In the specification, it states that students are required to develop knowledge and understanding of the history and development of recording and production technology, from current digital technologies back to the mono, analogue recording technologies in the 1930s, through the following eras:

  • Digital audio workstations (DAW) and emerging technologies (c.1996 – present day)
  • Digital recording and sequencing (c.1980 – present day)
  • Large-scale analogue multitrack (c.1969 – 1995)
  • Early multitrack recording (c.1964 – 1969)
  • Direct to tape mono recording (c.1930 – 1963)

Thus, it is useful to start with the following key developments in recording technology, and that students revisit this as part of their revision for the Edexcel A Level Music Technology course.

It would also be beneficial to focus on the following developments in recording technology, and to place these into context when listening to music.

  • Phonautograph / wax cylinder / phonograph / player pianos (pre 1900)
  • Gramophones / 78s (pre 1900) (for context)
  • Development of early tape / microphone / amplification technology (1910 – )
  • LP / Vinyl (late 1940s)
  • Stereo / microphone design (1950s)
  • Multitrack tape – knowledge of 4 / 8 / 16 / 24 tracks (1960s – )
  • Cassette tape (1960s)
  • Effects and processing / experimentation (1960s / 1970s)
  • CD (1980s)
  • Digital and computer-based studios (1990s)
  • MP3 / Napster (early 2000s)
  • iTunes / iPod (mid-2000s)
  • ‘The Cloud’ / streaming facilities (2010 – )

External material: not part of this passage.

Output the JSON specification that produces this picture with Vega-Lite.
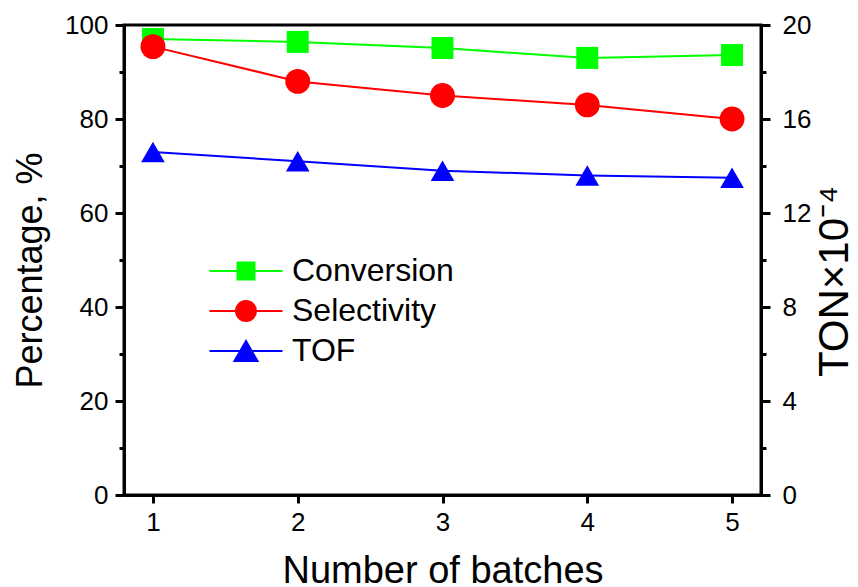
{
  "$schema": "https://vega.github.io/schema/vega-lite/v6.json",
  "width": 637,
  "height": 470,
  "autosize": {"type": "none"},
  "padding": {"left": 124, "top": 25, "right": 97, "bottom": 92},
  "config": {
    "font": "Liberation Sans",
    "view": {"stroke": "black", "strokeWidth": 3},
    "axis": {
      "grid": false,
      "domainColor": "black",
      "domainWidth": 3,
      "tickColor": "black",
      "tickWidth": 3,
      "labelFont": "Liberation Sans",
      "labelFontSize": 26,
      "labelColor": "black",
      "titleFont": "Liberation Sans",
      "titleFontSize": 38,
      "titleFontWeight": "normal",
      "titleColor": "black"
    }
  },
  "data": {
    "values": [
      {"batch": 1, "series": "Conversion", "value": 97.0},
      {"batch": 2, "series": "Conversion", "value": 96.4},
      {"batch": 3, "series": "Conversion", "value": 95.1},
      {"batch": 4, "series": "Conversion", "value": 93.0},
      {"batch": 5, "series": "Conversion", "value": 93.6},
      {"batch": 1, "series": "Selectivity", "value": 95.4},
      {"batch": 2, "series": "Selectivity", "value": 88.0},
      {"batch": 3, "series": "Selectivity", "value": 85.0},
      {"batch": 4, "series": "Selectivity", "value": 83.0},
      {"batch": 5, "series": "Selectivity", "value": 80.0},
      {"batch": 1, "series": "TOF", "value": 14.6},
      {"batch": 2, "series": "TOF", "value": 14.2},
      {"batch": 3, "series": "TOF", "value": 13.8},
      {"batch": 4, "series": "TOF", "value": 13.6},
      {"batch": 5, "series": "TOF", "value": 13.5}
    ]
  },
  "encoding": {
    "x": {
      "field": "batch",
      "type": "quantitative",
      "scale": {"domain": [0.8, 5.2], "nice": false, "zero": false},
      "axis": {
        "values": [1, 2, 3, 4, 5],
        "format": "d",
        "title": "Number of batches",
        "tickSize": 8,
        "labelPadding": 6,
        "titlePadding": 17
      }
    },
    "color": {
      "field": "series",
      "type": "nominal",
      "scale": {
        "domain": ["Conversion", "Selectivity", "TOF"],
        "range": ["#00ff00", "#ff0000", "#0000ff"]
      },
      "legend": {
        "orient": "none",
        "legendX": 106,
        "legendY": 230,
        "title": null,
        "padding": 0,
        "labelFont": "Liberation Sans",
        "labelFontSize": 32,
        "labelColor": "black",
        "labelLimit": 400,
        "labelOffset": 30,
        "symbolSize": 400,
        "symbolType": "M-3.65,0H3.65M-0.85,-0.85H0.85V0.85H-0.85Z",
        "rowPadding": 8,
        "encode": {
          "symbols": {
            "update": {
              "shape": {"signal": "datum.value === 'Conversion' ? 'M-3.65,0H3.65M-0.85,-0.85H0.85V0.85H-0.85Z' : datum.value === 'Selectivity' ? 'M-3.65,0H3.65M1,0A1,1 0 1,1 -1,0A1,1 0 1,1 1,0Z' : 'M-3.65,0H3.65M0,-1L1.15,1L-1.15,1Z'"},
              "fill": {"signal": "datum.value === 'Conversion' ? '#00ff00' : datum.value === 'Selectivity' ? '#ff0000' : '#0000ff'"},
              "stroke": {"signal": "datum.value === 'Conversion' ? '#00ff00' : datum.value === 'Selectivity' ? '#ff0000' : '#0000ff'"},
              "strokeWidth": {"value": 2},
              "opacity": {"value": 1},
              "fillOpacity": {"value": 1}
            }
          }
        }
      }
    }
  },
  "layer": [
    {
      "transform": [{"filter": "datum.series !== 'TOF'"}],
      "encoding": {
        "y": {
          "field": "value",
          "type": "quantitative",
          "scale": {"domain": [0, 100], "nice": false},
          "axis": {
            "orient": "left",
            "values": [0, 10, 20, 30, 40, 50, 60, 70, 80, 90, 100],
            "labelExpr": "datum.value % 20 === 0 ? datum.label : ''",
            "tickSize": {"condition": {"test": "datum.value % 20 !== 0", "value": 5}, "value": 9},
            "labelPadding": 7,
            "title": "Percentage, %",
            "titleFontSize": 36,
            "titlePadding": 15,
            "titleY": 245
          }
        }
      },
      "layer": [
        {"mark": {"type": "line", "strokeWidth": 2}},
        {
          "transform": [{"filter": "datum.series === 'Conversion'"}],
          "mark": {"type": "point", "shape": "square", "size": 484, "filled": true, "opacity": 1}
        },
        {
          "transform": [{"filter": "datum.series === 'Selectivity'"}],
          "mark": {"type": "point", "shape": "circle", "size": 620, "filled": true, "opacity": 1}
        }
      ]
    },
    {
      "transform": [{"filter": "datum.series === 'TOF'"}],
      "encoding": {
        "y": {
          "field": "value",
          "type": "quantitative",
          "scale": {"domain": [0, 20], "nice": false},
          "axis": {
            "orient": "right",
            "values": [0, 2, 4, 6, 8, 10, 12, 14, 16, 18, 20],
            "labelExpr": "datum.value % 4 === 0 ? datum.label : ''",
            "tickSize": {"condition": {"test": "datum.value % 4 !== 0", "value": 5}, "value": 9},
            "labelPadding": 12,
            "title": "TON×10⁻⁴",
            "titleFontSize": 42,
            "titleAngle": 270,
            "titleBaseline": "top",
            "titlePadding": 4,
            "titleY": 256
          }
        }
      },
      "layer": [
        {"mark": {"type": "line", "strokeWidth": 2}},
        {"mark": {"type": "point", "shape": "triangle-up", "size": 560, "filled": true, "opacity": 1}}
      ]
    }
  ],
  "resolve": {"scale": {"y": "independent"}}
}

For each bit of technology consider:

  • Technical capabilities created
  • Impact on music and recording
  • First proponents (if applicable)

Good luck with your revision and study in A Level Music Technology!

New Specification: Music Technology 2017

2017 is an exciting time to be a student or teacher of A Level Music Technology. There is a new Edexcel specification that allows students to develop a deeper understanding of the technical and theoretical aspects of the content and a slimmed down coursework requirement.

This also marks a huge change in the A Level Music Technology qualification and beyond, with significant reform across the board. Ultimately, the biggest change is that AS level courses are now completely ‘decoupled’ from the overall A Level. This means that marks achieved in the AS course will not contribute towards the A level, and thus students only actually need to sit the A level in Year 13, with no requirement to be assessed by the exam board in Year 12.

Ultimately, this means there are decisions to make on a centre-wide basis; do schools and colleges enter candidates for both AS and A Level or spend the two years teaching the A Level course? I personally believe the two year A Level Music Technology course has the potential to allow much more flexibility to teach the appropriate skills and knowledge/understanding necessary for success in the qualification. For example, a centre could choose to deliver just the A Level course and devise their own course structure in the first year of sixth form. This could be carefully tailored to the learning needs of the students.

Alternatively, students in Year 12 could sit the AS and then the entire A Level in Year 13. Many AS and A level courses are designed to be co-teachable, and the Edexcel A Level Music Technology 2017 course is no exception. This means that the AS content is a subset of the overall A Level content and enables you to teach both Year 12 and Year 13 students in one group, with some stretch and challenge / extension for the Year 13 learners who have previously built up further understanding of the subject and are able to apply this in context.

Centres who choose to sit AS and A Level will need to sit all components for both the AS and A level; students sitting the A Level will need to sit A Level Components 1-4 in the academic year they will be sitting the examination.

Only time will tell which is the best solution; this, however, remains heavily dependent on the course and students involved.